[begin Information provided]

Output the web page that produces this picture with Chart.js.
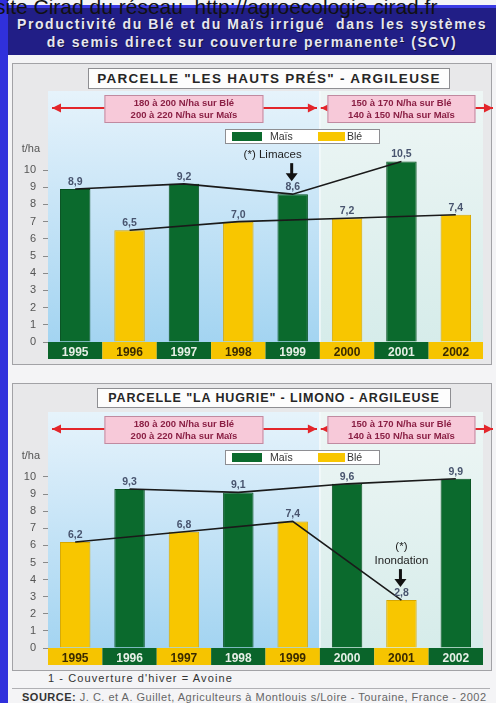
<!DOCTYPE html>
<html>
<head>
<meta charset="utf-8">
<script src="https://cdn.jsdelivr.net/npm/chart.js@4.4.1/dist/chart.umd.min.js"></script>
<style>
    body { margin: 0; width: 496px; height: 703px; overflow: hidden; position: relative; background: #f4f4f6; font-family: "Liberation Sans", Arial, sans-serif; }
    .leftBar { position: absolute; left: 0; top: 0; width: 8px; height: 703px; background: #3030dc; z-index: 4; }
    .topLink { position: absolute; left: -5px; top: -5px; font-size: 21px; color: #111; white-space: nowrap; z-index: 5; }
    .header { position: absolute; left: 8px; top: 5px; width: 488px; height: 47px; background: #211e86; border-top: 3px solid #3b3be4; }
    .header div { color: #e6e6f0; font-weight: bold; font-size: 14px; text-align: center; letter-spacing: 1.6px; white-space: nowrap; text-shadow: 1px 1px 0 #111140; }
    .panel { position: absolute; left: 12px; width: 478px; background: #e8e8ea; border: 1px solid #a2a2a6; }
    .ptitle { position: absolute; background: #fdfdfd; border: 1px solid #8e8e92; font-weight: bold; font-size: 13.5px; letter-spacing: 1.3px; text-align: center; color: #262626; z-index: 3; white-space: nowrap; }
    canvas { position: absolute; left: 12px; z-index: 2; }
    .note { position: absolute; font-size: 11px; letter-spacing: 0.5px; color: #333; white-space: nowrap; }
    .rule { position: absolute; left: 12px; top: 688px; width: 478px; height: 1px; background: #b0b0b4; }
</style>
</head>
<body>
<div class="leftBar"></div>
<div class="topLink">site Cirad du réseau&nbsp; http://agroecologie.cirad.fr</div>
<div class="header">
    <div style="margin-top:8px">Productivité du Blé et du Maïs irrigué&nbsp; dans les systèmes</div>
    <div style="margin-top:2px">de semis direct sur couverture permanente¹ (SCV)</div>
</div>

<div class="panel" style="top:63px;height:300px"></div>
<div class="ptitle" style="left:88px;top:68px;width:360px;height:19px;line-height:19px">PARCELLE "LES HAUTS PRÉS" - ARGILEUSE</div>
<canvas id="chartHautsPres" width="484" height="302" style="top:63px"></canvas>

<div class="panel" style="top:383px;height:286px"></div>
<div class="ptitle" style="left:97px;top:388px;width:352px;height:18px;line-height:18px;font-size:12.5px;letter-spacing:0.9px">PARCELLE "LA HUGRIE" - LIMONO - ARGILEUSE</div>
<canvas id="chartHugrie" width="484" height="288" style="top:383px"></canvas>

<div class="note" style="left:48px;top:672px;letter-spacing:1.1px">1 - Couverture d'hiver = Avoine</div>
<div class="rule"></div>
<div class="note" style="left:22px;top:691px;color:#666;letter-spacing:0.5px"><b style="color:#333">SOURCE:</b> J. C. et A. Guillet, Agriculteurs à Montlouis s/Loire - Touraine, France - 2002</div>

<script>
    // annees
    const years1 = ['1995', '1996', '1997', '1998', '1999', '2000', '2001', '2002'];
    const years2 = ['1995', '1996', '1997', '1998', '1999', '2000', '2001', '2002'];

    // rendements t/ha - parcelle "Les Hauts Prés"
    const mais1 = [8.9, null, 9.2, null, 8.6, null, 10.5, null];
    const ble1 = [null, 6.5, null, 7.0, null, 7.2, null, 7.4];

    // rendements t/ha - parcelle "La Hugrie"
    const mais2 = [null, 9.3, null, 9.1, null, 9.6, null, 9.9];
    const ble2 = [6.2, null, 6.8, null, 7.4, null, 2.8, null];

    const yTicks = [0, 1, 2, 3, 4, 5, 6, 7, 8, 9, 10];

    // fumure azotee (avant / apres 2000)
    const doseAvant = ['180 à 200 N/ha sur Blé', '200 à 220 N/ha sur Maïs'];
    const doseApres = ['150 à 170 N/ha sur Blé', '140 à 150 N/ha sur Maïs'];
    const firstYearApres = 5; // index de 2000

    const note1 = { index: 4, text: ['(*) Limaces'] };
    const note2 = { index: 6, text: ['(*)', 'Inondation'] };

    const colMais = '#0b6a2d';
    const colBle = '#f8c600';
    const FONT = '"Liberation Sans", Arial, sans-serif';

    function fmt(v) {
        return v.toFixed(1).replace('.', ',');
    }

    function arrow(ctx, x1, x2, y, dir) {
        // dir = -1 pointe a gauche, 1 a droite
        let tip = dir < 0 ? x1 : x2;
        ctx.beginPath();
        ctx.moveTo(x1, y);
        ctx.lineTo(x2, y);
        ctx.stroke();
        ctx.beginPath();
        ctx.moveTo(tip, y);
        ctx.lineTo(tip - dir * 9, y - 4.5);
        ctx.lineTo(tip - dir * 9, y + 4.5);
        ctx.closePath();
        ctx.fill();
    }

    function pinkBox(ctx, cx, w, top, h, lines) {
        ctx.fillStyle = '#f7c9d9';
        ctx.fillRect(cx - w / 2, top, w, h);
        ctx.strokeStyle = '#c08aa0';
        ctx.lineWidth = 1;
        ctx.strokeRect(cx - w / 2 + 0.5, top + 0.5, w - 1, h - 1);
        ctx.fillStyle = '#8a1f44';
        ctx.font = 'bold 9.5px ' + FONT;
        ctx.textAlign = 'center';
        ctx.textBaseline = 'middle';
        ctx.fillText(lines[0], cx, top + h / 2 - 6);
        ctx.fillText(lines[1], cx, top + h / 2 + 6);
    }

    const decor = {
        id: 'decor',
        beforeDraw: function (chart) {
            const ctx = chart.ctx;
            const ca = chart.chartArea;
            const x = chart.scales.x;
            const step = x.getPixelForValue(1) - x.getPixelForValue(0);
            const split = (x.getPixelForValue(firstYearApres - 1) + x.getPixelForValue(firstYearApres)) / 2;
            ctx.save();

            let g1 = ctx.createLinearGradient(0, ca.top, 0, ca.bottom);
            g1.addColorStop(0, '#e6f3fb');
            g1.addColorStop(0.35, '#cfe8f8');
            g1.addColorStop(1, '#a3d4f1');
            ctx.fillStyle = g1;
            ctx.fillRect(ca.left, ca.top, split - ca.left, ca.bottom - ca.top);

            let g2 = ctx.createLinearGradient(0, ca.top, 0, ca.bottom);
            g2.addColorStop(0, '#eef6f5');
            g2.addColorStop(1, '#d6ecea');
            ctx.fillStyle = g2;
            ctx.fillRect(split, ca.top, ca.right - split, ca.bottom - ca.top);

            ctx.strokeStyle = '#f6fafc';
            ctx.lineWidth = 1.5;
            ctx.beginPath();
            ctx.moveTo(split, ca.top);
            ctx.lineTo(split, ca.bottom);
            ctx.stroke();

            // cases des annees
            const ds = chart.data.datasets;
            for (let i = 0; i < chart.data.labels.length; i++) {
                let isMais = ds[2].data[i] !== null;
                ctx.fillStyle = isMais ? '#0a642a' : '#f6c400';
                let px = x.getPixelForValue(i);
                ctx.fillRect(px - step / 2, ca.bottom, step, 17);
            }
            ctx.restore();
        },
        beforeDatasetsDraw: function (chart) {
            const ctx = chart.ctx;
            const ca = chart.chartArea;
            const x = chart.scales.x;
            const y = chart.scales.y;
            const split = (x.getPixelForValue(firstYearApres - 1) + x.getPixelForValue(firstYearApres)) / 2;
            ctx.save();

            // fleches rouges + cartouches
            ctx.strokeStyle = '#e3262b';
            ctx.fillStyle = '#e3262b';
            ctx.lineWidth = 2;
            let ay = ca.top + 17;
            arrow(ctx, ca.left + 4, split - 3, ay, -1);
            arrow(ctx, ca.left + 4, split - 3, ay, 1);
            arrow(ctx, split + 1, chart.width - 3, ay, -1);
            arrow(ctx, split + 1, chart.width - 3, ay, 1);
            pinkBox(ctx, (ca.left + split) / 2, 159, ca.top + 4, 28, doseAvant);
            pinkBox(ctx, (split + ca.right) / 2, 148, ca.top + 4, 28, doseApres);

            // legende
            let lx = 213, ly = ca.top + 38;
            ctx.fillStyle = '#ffffff';
            ctx.fillRect(lx, ly, 155, 15);
            ctx.strokeStyle = '#8e8e92';
            ctx.lineWidth = 1;
            ctx.strokeRect(lx + 0.5, ly + 0.5, 154, 14);
            ctx.fillStyle = colMais;
            ctx.fillRect(lx + 7, ly + 3, 30, 9);
            ctx.fillStyle = colBle;
            ctx.fillRect(lx + 93, ly + 3, 27, 9);
            ctx.fillStyle = '#333';
            ctx.font = '10.5px ' + FONT;
            ctx.textAlign = 'left';
            ctx.textBaseline = 'middle';
            ctx.fillText(chart.data.datasets[2].label, lx + 45, ly + 8);
            ctx.fillText(chart.data.datasets[3].label, lx + 122, ly + 8);

            // unite
            ctx.fillStyle = '#555';
            ctx.font = '11px ' + FONT;
            ctx.textAlign = 'right';
            ctx.fillText('t/ha', ca.left - 8, y.getPixelForValue(11.2));
            ctx.restore();
        },
        afterDatasetsDraw: function (chart, args, opts) {
            const ctx = chart.ctx;
            const x = chart.scales.x;
            const y = chart.scales.y;
            ctx.save();
            ctx.font = 'bold 10.5px ' + FONT;
            ctx.fillStyle = '#48546e';
            ctx.textAlign = 'center';
            ctx.textBaseline = 'alphabetic';
            for (let d of [2, 3]) {
                let data = chart.data.datasets[d].data;
                for (let i = 0; i < data.length; i++) {
                    if (data[i] === null) continue;
                    ctx.fillText(fmt(data[i]), x.getPixelForValue(i), y.getPixelForValue(data[i]) - 4);
                }
            }

            // annotation (*)
            let n = opts.note;
            let v = chart.data.datasets[2].data[n.index];
            if (v === null) v = chart.data.datasets[3].data[n.index];
            let bx = x.getPixelForValue(n.index);
            let top = y.getPixelForValue(v);
            ctx.font = '11.5px ' + FONT;
            ctx.fillStyle = '#1e1e1e';
            for (let k = 0; k < n.text.length; k++) {
                let ty = top - 36 - (n.text.length - 1 - k) * 14;
                ctx.fillText(n.text[k], bx + opts.noteDx, ty);
            }
            ctx.strokeStyle = '#111';
            ctx.fillStyle = '#111';
            ctx.lineWidth = 3;
            ctx.beginPath();
            ctx.moveTo(bx - 1, top - 31);
            ctx.lineTo(bx - 1, top - 20);
            ctx.stroke();
            ctx.beginPath();
            ctx.moveTo(bx - 7, top - 21);
            ctx.lineTo(bx + 5, top - 21);
            ctx.lineTo(bx - 1, top - 13);
            ctx.closePath();
            ctx.fill();
            ctx.restore();
        }
    };

    function drawPanel(id, labels, mais, ble, yMax, padTop, note, noteDx) {
        let ctx = document.getElementById(id).getContext('2d');
        return new Chart(ctx, {
            type: 'bar',
            data: {
                labels: labels,
                datasets: [
                    { type: 'line', label: 'Maïs ligne', data: mais, spanGaps: true, borderColor: '#1a1a1a', borderWidth: 1.6, pointRadius: 0, order: 0 },
                    { type: 'line', label: 'Blé ligne', data: ble, spanGaps: true, borderColor: '#1a1a1a', borderWidth: 1.6, pointRadius: 0, order: 0 },
                    { label: 'Maïs', data: mais, backgroundColor: colMais, borderColor: '#06501f', borderWidth: 1, grouped: false, barPercentage: 0.56, categoryPercentage: 1, order: 1 },
                    { label: 'Blé', data: ble, backgroundColor: colBle, borderColor: '#d7a700', borderWidth: 1, grouped: false, barPercentage: 0.56, categoryPercentage: 1, order: 1 }
                ]
            },
            plugins: [decor],
            options: {
                responsive: false,
                animation: false,
                layout: { padding: { top: padTop, right: 13, left: 0, bottom: 0 } },
                plugins: {
                    legend: { display: false },
                    tooltip: { enabled: false },
                    decor: { note: note, noteDx: noteDx }
                },
                scales: {
                    x: {
                        grid: { display: false, drawTicks: false },
                        border: { display: false },
                        ticks: {
                            padding: 3,
                            font: { size: 12, weight: 'bold', family: FONT },
                            color: function (c) {
                                return mais[c.index] !== null ? '#e6efe6' : '#3a2a00';
                            }
                        },
                        afterFit: function (s) { s.height = 23; }
                    },
                    y: {
                        min: 0,
                        max: yMax,
                        afterBuildTicks: function (s) {
                            s.ticks = yTicks.map(function (v) { return { value: v }; });
                        },
                        ticks: { padding: 7, color: '#555', font: { size: 11, family: FONT } },
                        grid: { drawOnChartArea: false, tickLength: 5, color: '#8a8a8a' },
                        border: { display: false },
                        afterFit: function (s) { s.width = 36; }
                    }
                }
            }
        });
    }

    drawPanel('chartHautsPres', years1, mais1, ble1, 14.6, 28, note1, -20);
    drawPanel('chartHugrie', years2, mais2, ble2, 13.8, 29, note2, 0);
</script>
</body>
</html>
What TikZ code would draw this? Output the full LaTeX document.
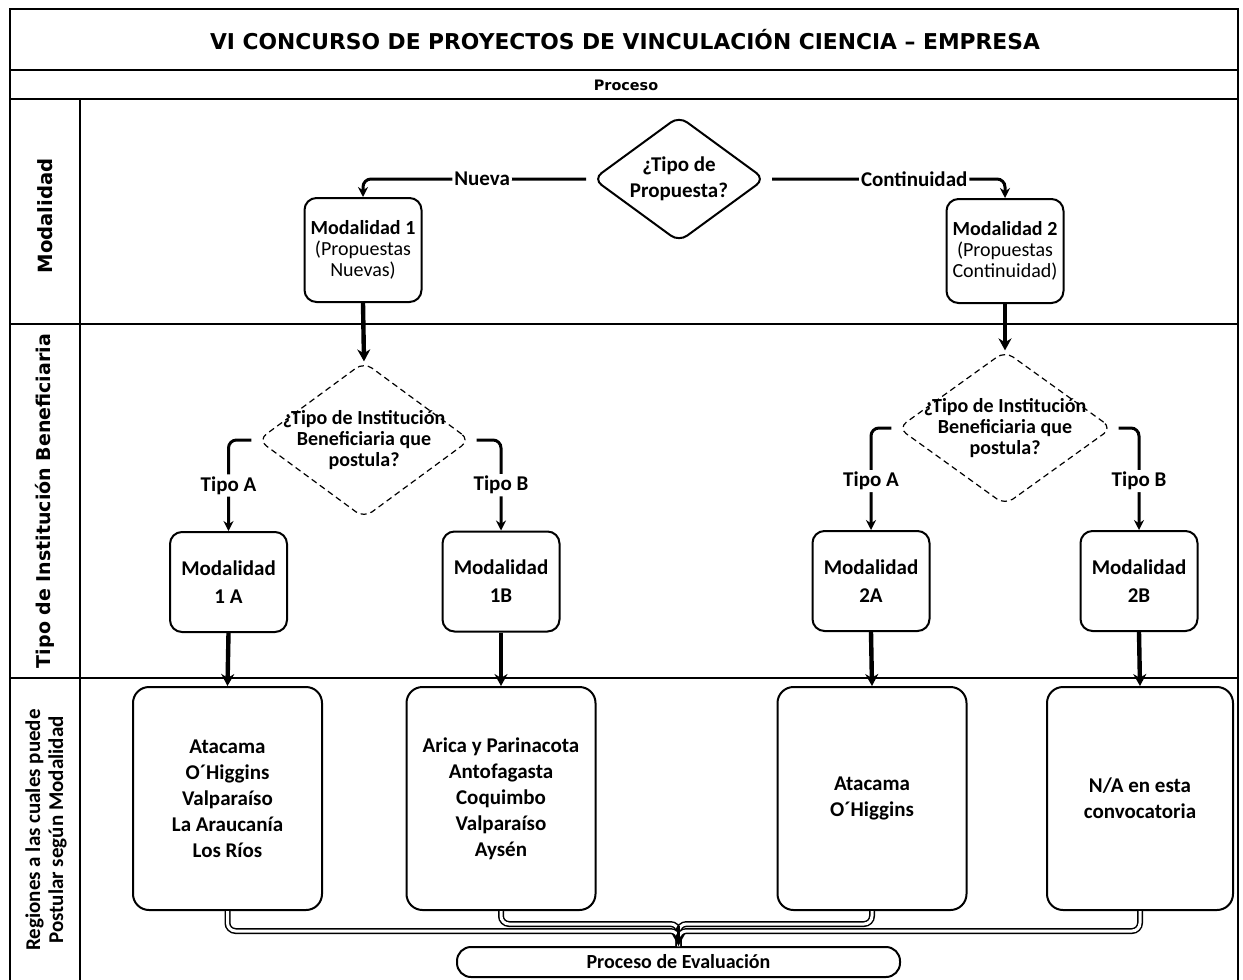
\documentclass[tikz,border=0pt]{standalone}
\usepackage{fontspec}
\setmainfont{Carlito}
\newfontfamily\verdfont{DejaVu Sans}
\usepackage{tikz}
\usetikzlibrary{arrows.meta,positioning,shapes.geometric}
\tikzstyle{lane} = [line width=1pt]
\tikzstyle{box} = [draw, line width=1pt, rounded corners=6pt, minimum width=58.5pt, minimum height=50pt, align=center, inner sep=0pt, font=\fontsize{10.5}{14}\selectfont\bfseries]
\tikzstyle{topbox} = [box, minimum height=52pt, font=\fontsize{10}{10.5}\selectfont]
\tikzstyle{regbox} = [box, rounded corners=8pt, minimum width=94.5pt, minimum height=111.5pt, font=\fontsize{10.5}{13}\selectfont\bfseries]
\tikzstyle{decision} = [draw, diamond, rounded corners=5pt, inner sep=0pt, line width=1pt]
\tikzstyle{qtext} = [align=center, inner sep=0pt, font=\fontsize{10.5}{13}\selectfont\bfseries]
\tikzstyle{branch} = [line width=1.5pt, rounded corners=4pt, -{Stealth[length=5pt,width=5pt]}, shorten <=3pt]
\tikzstyle{down} = [line width=2.2pt, -{Stealth[length=6pt,width=6.5pt]}]
\tikzstyle{merge} = [double, line width=0.75pt, double distance=1.5pt, rounded corners=4pt]
\tikzstyle{lbl} = [fill=white, inner sep=1pt, font=\fontsize{10.5}{12}\selectfont\bfseries]
\tikzstyle{lanelabel} = [rotate=90, align=center, inner sep=0pt]

\begin{document}
\begin{tikzpicture}[x=0.5pt,y=-0.5pt]
  \useasboundingbox (0,0) rectangle (1243,980);
  % frame and lanes
  \draw[lane] (10,980) -- (10,9) -- (1238,9) -- (1238,980);
  \draw[line width=1.4pt] (10,70) -- (1238,70);
  \draw[lane] (10,99) -- (1238,99);
  \draw[lane] (80,99) -- (80,980);
  \draw[lane] (10,324) -- (1238,324);
  \draw[lane] (10,678) -- (1238,678);
  \node (title) at (625,40) {\verdfont\bfseries\fontsize{10.9}{12}\selectfont VI CONCURSO DE PROYECTOS DE VINCULACIÓN CIENCIA – EMPRESA};
  \node (proceso) at (626,85) {\verdfont\bfseries\fontsize{7.2}{8}\selectfont Proceso};
  \node[lanelabel] (lmod) at (45,216) {\verdfont\bfseries\fontsize{9.8}{11}\selectfont Modalidad};
  \node[lanelabel] (ltipo) at (45,501) {\verdfont\bfseries\fontsize{9.5}{11}\selectfont Tipo de Institución Beneficiaria};
  \node[lanelabel, font=\fontsize{10.5}{11.5}\selectfont\bfseries] (lreg) at (46,830) {Regiones a las cuales puede\\Postular según Modalidad};

  % modalidad
  \node[decision, minimum width=86pt, minimum height=63pt] (tipoprop) at (679,179) {};
  \node[qtext] (tipoproptxt) at (tipoprop.center) {¿Tipo de\\Propuesta?};
  \node[topbox] (mod1) at (363,250) {\textbf{Modalidad 1}\\(Propuestas\\Nuevas)};
  \node[topbox] (mod2) at (1005,251) {\textbf{Modalidad 2}\\(Propuestas\\Continuidad)};
  \draw[branch] (tipoprop.west) -| node[lbl, pos=0.24] (nueva) {Nueva} (mod1.north);
  \draw[branch] (tipoprop.east) -| node[lbl, pos=0.31] (cont) {Continuidad} (mod2.north);

  % tipo de institucion
  \node[decision, densely dashed, line width=0.6pt, minimum width=106pt, minimum height=78pt] (qinst1) at (364,440) {};
  \node[qtext, font=\fontsize{10}{10.5}\selectfont\bfseries] (qinst1txt) at (qinst1.center) {¿Tipo de Institución\\Beneficiaria que\\postula?};
  \node[decision, densely dashed, line width=0.6pt, minimum width=107pt, minimum height=77pt] (qinst2) at (1005,428) {};
  \node[qtext, font=\fontsize{10}{10.5}\selectfont\bfseries] (qinst2txt) at (qinst2.center) {¿Tipo de Institución\\Beneficiaria que\\postula?};
  \draw[down] (mod1.south) -- (qinst1.north);
  \draw[down] (mod2.south) -- (qinst2.north);
  \node[box] (m1a) at (228.5,582) {Modalidad\\1 A};
  \node[box] (m1b) at (501,581.5) {Modalidad\\1B};
  \node[box] (m2a) at (871,581) {Modalidad\\2A};
  \node[box] (m2b) at (1139,581) {Modalidad\\2B};
  \draw[branch] (qinst1.west) -| node[lbl, pos=0.75] (ta1) {Tipo A} (m1a.north);
  \draw[branch] (qinst1.east) -| node[lbl, pos=0.75] (tb1) {Tipo B} (m1b.north);
  \draw[branch] (qinst2.west) -| node[lbl, pos=0.76] (ta2) {Tipo A} (m2a.north);
  \draw[branch] (qinst2.east) -| node[lbl, pos=0.76] (tb2) {Tipo B} (m2b.north);

  % regiones
  \node[regbox] (r1) at (227.5,798.5) {Atacama\\O´Higgins\\Valparaíso\\La Araucanía\\Los Ríos};
  \node[regbox] (r2) at (501,798.5) {Arica y Parinacota\\Antofagasta\\Coquimbo\\Valparaíso\\Aysén};
  \node[regbox] (r3) at (872,798.5) {Atacama\\O´Higgins};
  \node[regbox, minimum width=93pt] (r4) at (1140,798.5) {N/A en esta\\convocatoria};
  \draw[down] (m1a.south) -- (r1.north);
  \draw[down] (m1b.south) -- (r2.north);
  \draw[down] (m2a.south) -- (r3.north);
  \draw[down] (m2b.south) -- (r4.north);
  \node[draw, line width=1pt, rounded corners=7pt, minimum width=221.5pt, minimum height=15pt, inner sep=0pt, font=\fontsize{10}{12}\selectfont\bfseries] (eval) at (678.5,962) {Proceso de Evaluación};
  \coordinate (evjoin) at (678.5,926);
  \draw[merge] (r2.south) -- ++(0,13) -| (eval.north);
  \draw[merge] (r3.south) -- ++(0,13) -| (eval.north);
  \draw[merge] (r1.south) -- ++(0,20) -| (eval.north);
  \draw[merge] (r4.south) -- ++(0,20) -| (eval.north);
  \draw[line width=1.8pt, -{Stealth[length=6pt,width=6.5pt]}] (evjoin) -- (eval.north);
\end{tikzpicture}
\end{document}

[end Information provided]

Written instruction: Scan the records for the string "this". Copy each line in which it appears.

Correct result:
Output the web page that produces this picture with Chart.js.
What TikZ code would draw this? Output the full LaTeX document.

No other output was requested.